Print exactly the lines that run from the line containing "Write a web" to the line containing "const r = v => Math.round(v) + 0.5;", both included, and nothing else; pictures stay out.

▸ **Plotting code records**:
-*-*-

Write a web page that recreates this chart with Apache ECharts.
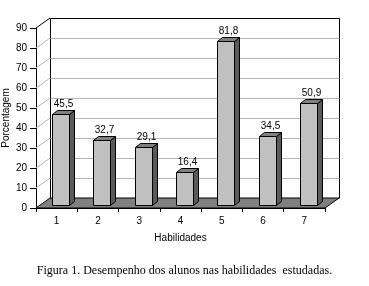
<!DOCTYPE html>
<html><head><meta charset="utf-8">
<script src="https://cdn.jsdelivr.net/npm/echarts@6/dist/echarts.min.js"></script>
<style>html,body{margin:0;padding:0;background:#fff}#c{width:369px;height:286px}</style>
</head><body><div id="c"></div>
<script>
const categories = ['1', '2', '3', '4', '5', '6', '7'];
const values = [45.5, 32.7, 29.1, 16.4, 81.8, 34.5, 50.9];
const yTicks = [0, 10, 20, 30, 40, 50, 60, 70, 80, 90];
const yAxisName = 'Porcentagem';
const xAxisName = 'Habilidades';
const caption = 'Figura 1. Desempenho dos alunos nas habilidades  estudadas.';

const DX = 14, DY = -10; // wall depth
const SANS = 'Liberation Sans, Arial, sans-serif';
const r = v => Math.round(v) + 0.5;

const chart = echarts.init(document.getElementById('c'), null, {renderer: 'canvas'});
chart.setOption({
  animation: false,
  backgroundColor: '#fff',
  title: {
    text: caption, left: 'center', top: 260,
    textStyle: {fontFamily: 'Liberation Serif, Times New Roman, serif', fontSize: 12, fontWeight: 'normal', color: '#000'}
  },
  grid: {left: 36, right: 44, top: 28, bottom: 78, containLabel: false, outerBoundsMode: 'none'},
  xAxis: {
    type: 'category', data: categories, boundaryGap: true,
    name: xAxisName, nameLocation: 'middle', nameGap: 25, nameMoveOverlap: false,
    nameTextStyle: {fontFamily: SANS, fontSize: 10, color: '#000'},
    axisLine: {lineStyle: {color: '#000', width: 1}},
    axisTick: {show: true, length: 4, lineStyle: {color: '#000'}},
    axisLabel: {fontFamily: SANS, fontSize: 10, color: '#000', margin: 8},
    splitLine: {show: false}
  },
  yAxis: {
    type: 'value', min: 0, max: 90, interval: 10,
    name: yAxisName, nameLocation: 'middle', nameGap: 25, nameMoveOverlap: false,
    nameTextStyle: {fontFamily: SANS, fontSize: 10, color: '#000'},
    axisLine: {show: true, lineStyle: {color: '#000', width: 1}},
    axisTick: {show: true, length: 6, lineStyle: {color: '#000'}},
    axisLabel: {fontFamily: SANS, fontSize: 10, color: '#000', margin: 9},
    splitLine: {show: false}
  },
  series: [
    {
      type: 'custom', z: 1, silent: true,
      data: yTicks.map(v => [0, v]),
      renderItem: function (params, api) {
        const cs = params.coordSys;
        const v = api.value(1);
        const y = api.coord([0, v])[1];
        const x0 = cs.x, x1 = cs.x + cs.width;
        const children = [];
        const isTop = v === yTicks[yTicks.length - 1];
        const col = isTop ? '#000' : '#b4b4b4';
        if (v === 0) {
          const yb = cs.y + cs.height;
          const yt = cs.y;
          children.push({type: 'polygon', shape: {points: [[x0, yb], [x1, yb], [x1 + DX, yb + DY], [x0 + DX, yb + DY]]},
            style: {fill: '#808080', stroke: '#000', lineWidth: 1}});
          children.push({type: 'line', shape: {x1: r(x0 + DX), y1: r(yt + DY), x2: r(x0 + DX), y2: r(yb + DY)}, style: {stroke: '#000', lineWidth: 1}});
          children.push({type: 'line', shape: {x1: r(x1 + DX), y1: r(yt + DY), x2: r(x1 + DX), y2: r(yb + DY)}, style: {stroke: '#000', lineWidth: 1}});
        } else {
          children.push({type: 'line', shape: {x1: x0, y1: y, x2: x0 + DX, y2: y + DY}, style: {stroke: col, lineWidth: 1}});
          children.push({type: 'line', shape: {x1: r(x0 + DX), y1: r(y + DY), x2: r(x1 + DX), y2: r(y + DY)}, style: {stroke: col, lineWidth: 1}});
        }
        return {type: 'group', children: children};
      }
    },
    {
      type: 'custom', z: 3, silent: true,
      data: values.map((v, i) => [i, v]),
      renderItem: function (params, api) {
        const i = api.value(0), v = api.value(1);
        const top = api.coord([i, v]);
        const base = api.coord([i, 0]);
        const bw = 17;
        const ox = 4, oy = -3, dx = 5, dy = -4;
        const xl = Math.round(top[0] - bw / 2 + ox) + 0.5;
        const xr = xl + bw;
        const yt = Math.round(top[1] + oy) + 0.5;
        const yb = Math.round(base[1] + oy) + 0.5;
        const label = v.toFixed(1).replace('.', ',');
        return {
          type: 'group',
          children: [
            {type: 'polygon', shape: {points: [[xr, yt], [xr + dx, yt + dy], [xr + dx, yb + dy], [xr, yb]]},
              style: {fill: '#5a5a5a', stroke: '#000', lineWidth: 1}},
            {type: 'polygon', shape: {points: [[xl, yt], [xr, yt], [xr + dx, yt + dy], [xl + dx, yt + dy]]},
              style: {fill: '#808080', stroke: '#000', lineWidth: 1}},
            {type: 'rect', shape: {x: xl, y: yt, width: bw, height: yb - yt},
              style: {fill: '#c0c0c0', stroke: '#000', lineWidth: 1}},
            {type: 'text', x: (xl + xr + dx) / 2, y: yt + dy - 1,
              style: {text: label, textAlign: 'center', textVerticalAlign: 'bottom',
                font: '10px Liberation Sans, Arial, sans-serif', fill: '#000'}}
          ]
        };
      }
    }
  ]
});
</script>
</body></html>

-*-*-

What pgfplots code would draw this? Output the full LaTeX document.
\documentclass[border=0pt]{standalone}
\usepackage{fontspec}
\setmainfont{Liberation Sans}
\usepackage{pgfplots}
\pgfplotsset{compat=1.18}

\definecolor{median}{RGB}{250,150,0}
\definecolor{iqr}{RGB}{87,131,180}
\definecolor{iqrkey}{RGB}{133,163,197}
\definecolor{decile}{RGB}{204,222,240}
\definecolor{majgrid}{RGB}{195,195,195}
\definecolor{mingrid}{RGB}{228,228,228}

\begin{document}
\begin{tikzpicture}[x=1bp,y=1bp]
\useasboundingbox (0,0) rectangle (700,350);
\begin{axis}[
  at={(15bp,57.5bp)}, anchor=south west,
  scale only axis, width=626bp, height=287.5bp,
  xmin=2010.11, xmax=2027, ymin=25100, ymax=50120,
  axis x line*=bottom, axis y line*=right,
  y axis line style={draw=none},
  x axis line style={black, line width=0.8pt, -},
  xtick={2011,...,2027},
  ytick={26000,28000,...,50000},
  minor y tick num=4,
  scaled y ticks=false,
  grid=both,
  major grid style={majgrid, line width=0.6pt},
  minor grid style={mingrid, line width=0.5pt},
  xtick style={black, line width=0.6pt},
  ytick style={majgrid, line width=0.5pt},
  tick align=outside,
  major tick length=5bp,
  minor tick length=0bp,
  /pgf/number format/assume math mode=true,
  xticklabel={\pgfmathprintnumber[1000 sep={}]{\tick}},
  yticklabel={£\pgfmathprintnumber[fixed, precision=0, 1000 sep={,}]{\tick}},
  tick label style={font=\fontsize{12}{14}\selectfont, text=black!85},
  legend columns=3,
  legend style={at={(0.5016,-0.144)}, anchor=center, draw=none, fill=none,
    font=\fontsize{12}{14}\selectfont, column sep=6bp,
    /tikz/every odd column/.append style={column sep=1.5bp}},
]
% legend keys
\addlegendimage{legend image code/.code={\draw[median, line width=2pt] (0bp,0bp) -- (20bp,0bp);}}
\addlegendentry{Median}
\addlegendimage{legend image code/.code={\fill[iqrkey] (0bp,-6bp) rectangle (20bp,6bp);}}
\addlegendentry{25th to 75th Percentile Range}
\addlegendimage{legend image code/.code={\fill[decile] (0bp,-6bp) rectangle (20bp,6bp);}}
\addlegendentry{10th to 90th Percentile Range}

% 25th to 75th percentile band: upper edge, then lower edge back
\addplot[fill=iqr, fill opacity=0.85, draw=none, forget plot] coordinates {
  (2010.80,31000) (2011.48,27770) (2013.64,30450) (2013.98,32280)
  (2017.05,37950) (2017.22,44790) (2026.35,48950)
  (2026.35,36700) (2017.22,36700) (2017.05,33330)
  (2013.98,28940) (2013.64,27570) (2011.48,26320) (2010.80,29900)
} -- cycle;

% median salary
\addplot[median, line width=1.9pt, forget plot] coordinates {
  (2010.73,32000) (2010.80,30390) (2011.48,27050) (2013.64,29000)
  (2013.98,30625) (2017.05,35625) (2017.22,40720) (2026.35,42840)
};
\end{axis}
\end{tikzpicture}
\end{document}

-*-*-

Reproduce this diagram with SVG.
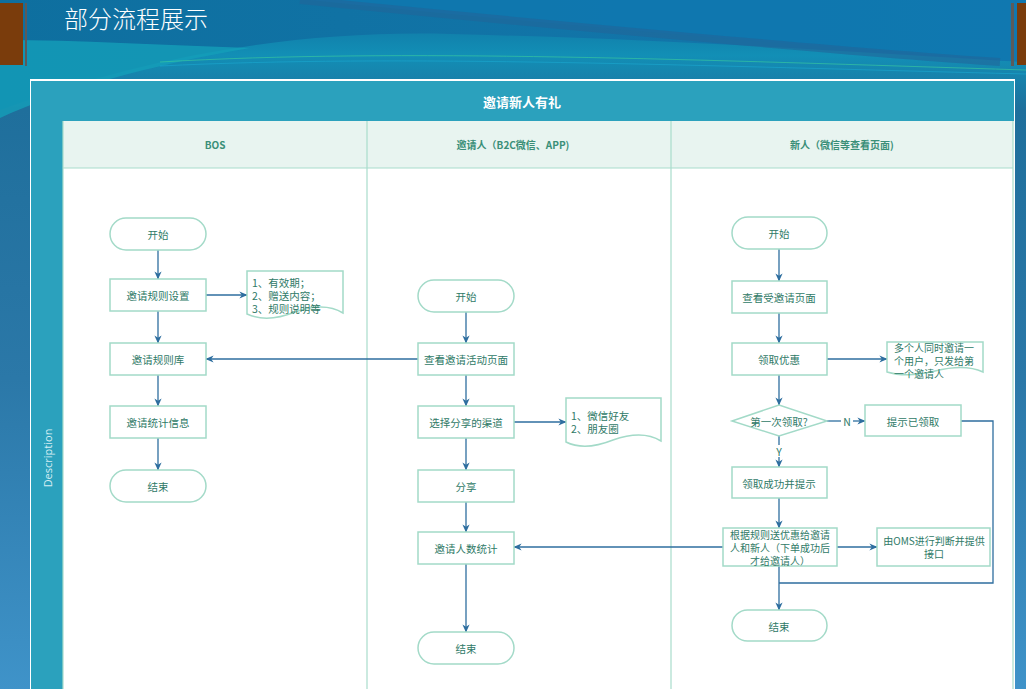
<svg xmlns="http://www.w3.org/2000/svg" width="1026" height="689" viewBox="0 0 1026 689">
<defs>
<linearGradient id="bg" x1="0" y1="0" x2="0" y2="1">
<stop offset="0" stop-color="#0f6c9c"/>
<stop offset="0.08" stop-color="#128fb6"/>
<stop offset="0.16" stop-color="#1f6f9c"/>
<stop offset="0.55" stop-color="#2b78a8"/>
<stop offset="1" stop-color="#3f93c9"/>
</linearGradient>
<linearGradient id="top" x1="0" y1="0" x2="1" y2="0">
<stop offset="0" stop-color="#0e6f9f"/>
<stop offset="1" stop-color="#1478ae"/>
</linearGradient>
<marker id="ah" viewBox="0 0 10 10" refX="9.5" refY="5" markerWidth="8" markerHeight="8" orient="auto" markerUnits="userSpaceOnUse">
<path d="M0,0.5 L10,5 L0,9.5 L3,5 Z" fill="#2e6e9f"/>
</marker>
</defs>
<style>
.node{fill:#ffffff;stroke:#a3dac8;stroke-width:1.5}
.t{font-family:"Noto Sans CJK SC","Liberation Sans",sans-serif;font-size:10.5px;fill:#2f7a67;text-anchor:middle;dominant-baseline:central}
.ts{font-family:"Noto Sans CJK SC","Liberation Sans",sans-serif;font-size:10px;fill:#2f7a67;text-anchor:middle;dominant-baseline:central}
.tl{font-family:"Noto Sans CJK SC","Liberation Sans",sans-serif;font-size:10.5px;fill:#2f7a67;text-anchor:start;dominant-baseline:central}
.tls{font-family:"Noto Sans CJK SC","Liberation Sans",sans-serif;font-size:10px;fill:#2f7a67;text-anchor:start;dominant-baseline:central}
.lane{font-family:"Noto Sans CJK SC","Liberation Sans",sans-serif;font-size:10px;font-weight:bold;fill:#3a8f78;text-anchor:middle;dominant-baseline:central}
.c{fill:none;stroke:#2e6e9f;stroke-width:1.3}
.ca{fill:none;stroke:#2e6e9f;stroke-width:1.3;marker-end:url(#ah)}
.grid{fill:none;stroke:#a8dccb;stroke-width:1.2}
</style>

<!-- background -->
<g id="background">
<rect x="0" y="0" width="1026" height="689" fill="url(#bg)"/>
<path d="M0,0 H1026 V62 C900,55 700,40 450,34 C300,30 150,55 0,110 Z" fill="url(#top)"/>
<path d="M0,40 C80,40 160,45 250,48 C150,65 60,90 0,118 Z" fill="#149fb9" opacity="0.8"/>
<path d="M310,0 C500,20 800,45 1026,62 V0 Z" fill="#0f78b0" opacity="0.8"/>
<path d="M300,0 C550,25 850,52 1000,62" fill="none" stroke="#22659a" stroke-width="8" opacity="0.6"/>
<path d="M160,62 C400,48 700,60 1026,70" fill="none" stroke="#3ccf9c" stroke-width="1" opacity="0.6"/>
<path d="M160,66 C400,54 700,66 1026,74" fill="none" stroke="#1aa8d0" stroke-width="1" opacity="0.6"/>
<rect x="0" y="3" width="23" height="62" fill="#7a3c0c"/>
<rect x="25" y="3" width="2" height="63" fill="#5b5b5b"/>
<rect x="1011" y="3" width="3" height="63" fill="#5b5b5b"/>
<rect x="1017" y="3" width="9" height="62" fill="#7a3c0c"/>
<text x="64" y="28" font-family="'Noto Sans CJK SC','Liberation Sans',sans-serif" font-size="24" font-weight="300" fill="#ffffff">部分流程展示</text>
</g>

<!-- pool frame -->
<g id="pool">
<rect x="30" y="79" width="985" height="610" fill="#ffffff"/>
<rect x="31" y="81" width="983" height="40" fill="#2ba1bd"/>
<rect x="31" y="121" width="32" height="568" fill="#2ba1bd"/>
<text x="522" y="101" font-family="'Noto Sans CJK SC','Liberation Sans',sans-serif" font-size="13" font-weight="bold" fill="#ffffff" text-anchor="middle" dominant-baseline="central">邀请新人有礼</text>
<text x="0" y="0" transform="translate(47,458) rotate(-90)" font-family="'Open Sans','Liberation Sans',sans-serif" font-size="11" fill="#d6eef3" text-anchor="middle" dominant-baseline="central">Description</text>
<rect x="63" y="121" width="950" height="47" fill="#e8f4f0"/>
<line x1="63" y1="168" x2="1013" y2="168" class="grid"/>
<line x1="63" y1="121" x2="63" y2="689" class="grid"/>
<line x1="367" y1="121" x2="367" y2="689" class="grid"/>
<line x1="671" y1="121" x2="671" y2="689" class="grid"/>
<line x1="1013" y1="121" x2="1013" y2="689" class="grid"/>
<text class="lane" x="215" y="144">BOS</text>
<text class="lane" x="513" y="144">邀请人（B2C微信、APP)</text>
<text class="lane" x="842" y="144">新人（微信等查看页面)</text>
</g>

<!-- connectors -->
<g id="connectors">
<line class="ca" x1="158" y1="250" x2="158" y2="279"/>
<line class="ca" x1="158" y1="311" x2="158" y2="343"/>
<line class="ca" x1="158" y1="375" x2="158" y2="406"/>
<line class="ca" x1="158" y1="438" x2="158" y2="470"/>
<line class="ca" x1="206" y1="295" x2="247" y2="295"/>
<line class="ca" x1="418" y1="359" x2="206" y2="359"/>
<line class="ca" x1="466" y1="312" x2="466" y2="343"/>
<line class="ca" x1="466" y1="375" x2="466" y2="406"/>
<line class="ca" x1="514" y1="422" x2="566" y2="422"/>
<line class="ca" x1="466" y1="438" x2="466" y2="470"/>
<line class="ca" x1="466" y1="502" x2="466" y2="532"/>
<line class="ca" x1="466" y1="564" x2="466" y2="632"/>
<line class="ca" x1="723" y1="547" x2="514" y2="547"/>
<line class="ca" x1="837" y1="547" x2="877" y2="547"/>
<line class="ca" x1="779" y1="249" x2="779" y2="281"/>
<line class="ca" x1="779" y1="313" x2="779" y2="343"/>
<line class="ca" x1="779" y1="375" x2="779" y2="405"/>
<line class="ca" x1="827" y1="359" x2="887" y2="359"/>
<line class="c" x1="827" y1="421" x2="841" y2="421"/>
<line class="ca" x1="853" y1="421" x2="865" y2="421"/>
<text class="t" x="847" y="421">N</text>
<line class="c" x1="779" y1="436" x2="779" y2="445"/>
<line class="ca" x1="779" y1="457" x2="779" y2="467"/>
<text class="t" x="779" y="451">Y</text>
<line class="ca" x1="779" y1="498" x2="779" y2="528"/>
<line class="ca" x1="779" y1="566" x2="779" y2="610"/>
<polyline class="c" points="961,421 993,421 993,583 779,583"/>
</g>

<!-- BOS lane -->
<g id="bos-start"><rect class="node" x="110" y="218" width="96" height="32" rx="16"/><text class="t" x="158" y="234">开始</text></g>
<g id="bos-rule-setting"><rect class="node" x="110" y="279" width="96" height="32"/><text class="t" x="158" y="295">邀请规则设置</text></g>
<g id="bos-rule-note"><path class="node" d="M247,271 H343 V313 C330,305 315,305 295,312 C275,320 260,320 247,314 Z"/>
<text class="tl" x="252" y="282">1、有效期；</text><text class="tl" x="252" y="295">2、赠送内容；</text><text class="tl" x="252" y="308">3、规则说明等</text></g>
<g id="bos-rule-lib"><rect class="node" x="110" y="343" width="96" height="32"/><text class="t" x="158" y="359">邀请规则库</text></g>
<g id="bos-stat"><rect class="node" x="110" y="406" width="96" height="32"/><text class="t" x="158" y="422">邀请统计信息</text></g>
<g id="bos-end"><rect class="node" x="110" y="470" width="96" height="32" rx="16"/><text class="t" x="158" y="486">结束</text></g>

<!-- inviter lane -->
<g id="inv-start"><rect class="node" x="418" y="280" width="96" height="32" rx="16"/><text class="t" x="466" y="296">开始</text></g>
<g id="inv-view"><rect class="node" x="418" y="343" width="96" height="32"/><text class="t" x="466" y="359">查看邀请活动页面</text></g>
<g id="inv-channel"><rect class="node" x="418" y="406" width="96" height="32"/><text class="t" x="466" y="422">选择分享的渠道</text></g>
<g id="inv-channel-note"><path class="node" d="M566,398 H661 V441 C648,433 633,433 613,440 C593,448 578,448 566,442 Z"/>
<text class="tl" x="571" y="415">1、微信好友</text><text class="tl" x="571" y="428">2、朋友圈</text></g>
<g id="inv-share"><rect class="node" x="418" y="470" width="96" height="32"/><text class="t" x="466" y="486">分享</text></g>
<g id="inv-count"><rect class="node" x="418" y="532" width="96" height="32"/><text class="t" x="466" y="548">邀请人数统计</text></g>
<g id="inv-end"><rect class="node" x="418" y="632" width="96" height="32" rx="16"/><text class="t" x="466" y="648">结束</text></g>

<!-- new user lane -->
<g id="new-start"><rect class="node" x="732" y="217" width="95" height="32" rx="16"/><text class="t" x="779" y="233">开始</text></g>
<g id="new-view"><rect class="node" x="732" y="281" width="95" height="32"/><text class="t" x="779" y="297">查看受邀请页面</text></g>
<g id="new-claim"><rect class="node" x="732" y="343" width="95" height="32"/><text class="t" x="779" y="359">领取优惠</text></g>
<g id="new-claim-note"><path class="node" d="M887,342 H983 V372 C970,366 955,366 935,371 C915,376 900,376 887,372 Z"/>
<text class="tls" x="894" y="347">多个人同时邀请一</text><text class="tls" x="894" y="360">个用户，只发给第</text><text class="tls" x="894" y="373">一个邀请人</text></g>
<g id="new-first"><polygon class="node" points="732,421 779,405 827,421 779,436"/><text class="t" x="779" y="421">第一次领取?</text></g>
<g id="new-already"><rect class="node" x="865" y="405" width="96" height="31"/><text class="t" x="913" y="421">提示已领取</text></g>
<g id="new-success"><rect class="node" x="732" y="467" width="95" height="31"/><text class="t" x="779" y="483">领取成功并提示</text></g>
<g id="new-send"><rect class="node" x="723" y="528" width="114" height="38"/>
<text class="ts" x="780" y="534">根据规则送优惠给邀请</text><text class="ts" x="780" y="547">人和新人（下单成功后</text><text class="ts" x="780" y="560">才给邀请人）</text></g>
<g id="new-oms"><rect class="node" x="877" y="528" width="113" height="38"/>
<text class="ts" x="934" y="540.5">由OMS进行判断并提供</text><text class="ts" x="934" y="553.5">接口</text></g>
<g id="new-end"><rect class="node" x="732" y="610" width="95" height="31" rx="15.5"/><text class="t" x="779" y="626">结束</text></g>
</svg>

-*-*-

▸ **Exercise answer**:
Write a web page that recreates this chart with Apache ECharts.
<!DOCTYPE html>
<html><head><meta charset="utf-8">
<script src="https://cdn.jsdelivr.net/npm/echarts@6/dist/echarts.min.js"></script>
<style>html,body{margin:0;padding:0;background:#fff}#c{width:369px;height:286px}</style>
</head><body><div id="c"></div>
<script>
const categories = ['1', '2', '3', '4', '5', '6', '7'];
const values = [45.5, 32.7, 29.1, 16.4, 81.8, 34.5, 50.9];
const yTicks = [0, 10, 20, 30, 40, 50, 60, 70, 80, 90];
const yAxisName = 'Porcentagem';
const xAxisName = 'Habilidades';
const caption = 'Figura 1. Desempenho dos alunos nas habilidades  estudadas.';

const DX = 14, DY = -10; // wall depth
const SANS = 'Liberation Sans, Arial, sans-serif';
const r = v => Math.round(v) + 0.5;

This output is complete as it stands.